JCP&L Files Rate Plan
February 19, 2020
Jersey Central Power & Light (JCP&L) filed an electric rate plan with the New Jersey Board of Public Utilities (BPU) on Tuesday that will support service reliability enhancements made in recent years, as well as recover costs incurred to restore power to customers following severe storms.
“Since our last rate case in 2016, we have made investments in our infrastructure that benefit customers by enhancing the resiliency of our system, and that grid-hardening work will continue to keep up with the ever-increasing demands of our customers,” said Jim Fakult, JCP&L president.
“The same concept applies to ensuring recovery of recent storm-related costs. With more frequent severe weather events expected in the years ahead, we need to be prepared to deploy the resources necessary to restore service to customers as safely and quickly as possible,” Jim added.
Since the beginning of 2016, JCP&L has invested $1 billion, including capital projects, to strengthen its electric system and meet reliability standards set by the BPU. Projects included reinforcing electric infrastructure on the barrier islands, completing substation flood mitigation, deploying equipment that automatically transfers customers to adjacent circuits if an issue is detected, and accelerating vegetation management work designed to reduce the frequency and duration of power outages.

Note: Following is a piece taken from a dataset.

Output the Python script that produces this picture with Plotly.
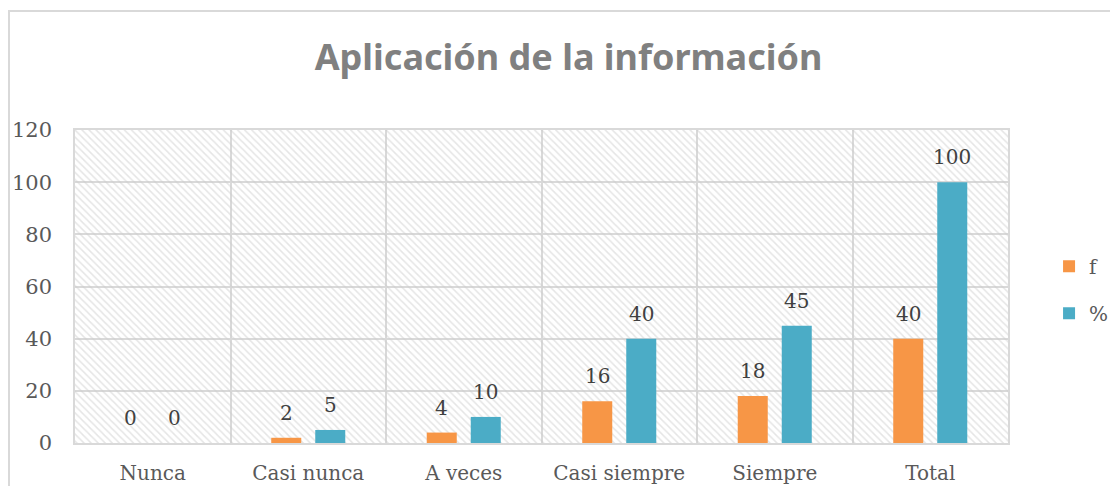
import plotly.graph_objects as go

categories = ["Nunca", "Casi nunca", "A veces", "Casi siempre", "Siempre", "Total"]
f_values = [0, 2, 4, 16, 18, 40]
pct_values = [0, 5, 10, 40, 45, 100]
y_max = 120
y_step = 20

ORANGE = "#F79646"
BLUE = "#4BACC6"
GRID = "#d9d9d9"
SERIF = "DejaVu Serif"

fig = go.Figure()

# hatched plot-area background (decoration on base axis)
fig.add_trace(go.Bar(
    x=[len(categories) / 2], y=[y_max], width=[len(categories)],
    xaxis="x", yaxis="y",
    marker=dict(color="rgba(0,0,0,0)", line=dict(width=0),
                pattern=dict(shape="\\", fgcolor="#cccccc", bgcolor="rgba(0,0,0,0)",
                             size=5, solidity=0.3, fillmode="overlay")),
    showlegend=False, hoverinfo="skip",
))

series = [("f", f_values, ORANGE, "f", -22), ("%", pct_values, BLUE, "pct", 22)]
annotations = []
for name, vals, color, grp, dx in series:
    fig.add_trace(go.Bar(
        name=name, x=categories, y=vals, xaxis="x2", yaxis="y",
        marker=dict(color=color, line=dict(width=0)),
        legendgroup=grp,
    ))
    for cat, v in zip(categories, vals):
        annotations.append(dict(
            x=cat, y=v, xref="x2", yref="y", text=str(v), showarrow=False,
            xshift=dx, yshift=25, yanchor="middle", xanchor="center",
            font=dict(family=SERIF, size=20, color="#404040"),
        ))

fig.update_layout(
    width=1110, height=478,
    margin=dict(l=67, r=110, t=122, b=43, autoexpand=False),
    paper_bgcolor="white", plot_bgcolor="white",
    barmode="group", bargap=0.434, bargroupgap=0.318,
    title=dict(text="<b>Aplicación de la información</b>",
               font=dict(family="Noto Sans", size=36, color="#808080"),
               x=0.505, xanchor="center", y=0.8975, yanchor="middle"),
    xaxis=dict(range=[0, len(categories)], dtick=1, tick0=0, showgrid=True,
               gridcolor=GRID, gridwidth=1.5, showticklabels=False, ticks="",
               showline=True, mirror=True, linecolor=GRID, linewidth=1.5,
               zeroline=False, fixedrange=True),
    xaxis2=dict(overlaying="x", side="bottom", type="category",
                range=[-0.5, len(categories) - 0.5], showgrid=False, ticks="",
                tickfont=dict(family=SERIF, size=20, color="#595959"),
                ticklabelstandoff=16, showline=False, zeroline=False),
    yaxis=dict(range=[0, y_max], dtick=y_step, tick0=0, showgrid=True,
               gridcolor=GRID, gridwidth=1.5, ticks="",
               tickfont=dict(family=SERIF, size=21, color="#595959"),
               ticklabelstandoff=17, showline=True, mirror=True,
               linecolor=GRID, linewidth=1.5, zeroline=False),
    legend=dict(x=1.044, xanchor="left", y=0.49, yanchor="middle",
                font=dict(family=SERIF, size=20, color="#595959"),
                traceorder="grouped", tracegroupgap=18,
                itemwidth=30, bgcolor="rgba(0,0,0,0)"),
    annotations=annotations,
    shapes=[dict(type="rect", xref="paper", yref="paper",
                 x0=(9 - 75) / 933, x1=1.2, y0=-0.3, y1=(443 - 11) / 313,
                 line=dict(color=GRID, width=2), fillcolor="rgba(0,0,0,0)",
                 layer="below")],
)

fig.write_html("out.html")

JCP&L also incurred significant costs related to power restoration following numerous storm events since its last rate case, including two winter storms in March 2018, one in February 2019 and one in December 2019. By the end of 2019, the company’s accumulated unrecovered storm costs had grown to more than $300 million.
This base rate plan will enable JCP&L to recover these costs.
Upon approval of the filing, JCP&L customers would continue to pay the lowest residential electric rates among New Jersey’s four regulated electric distribution companies.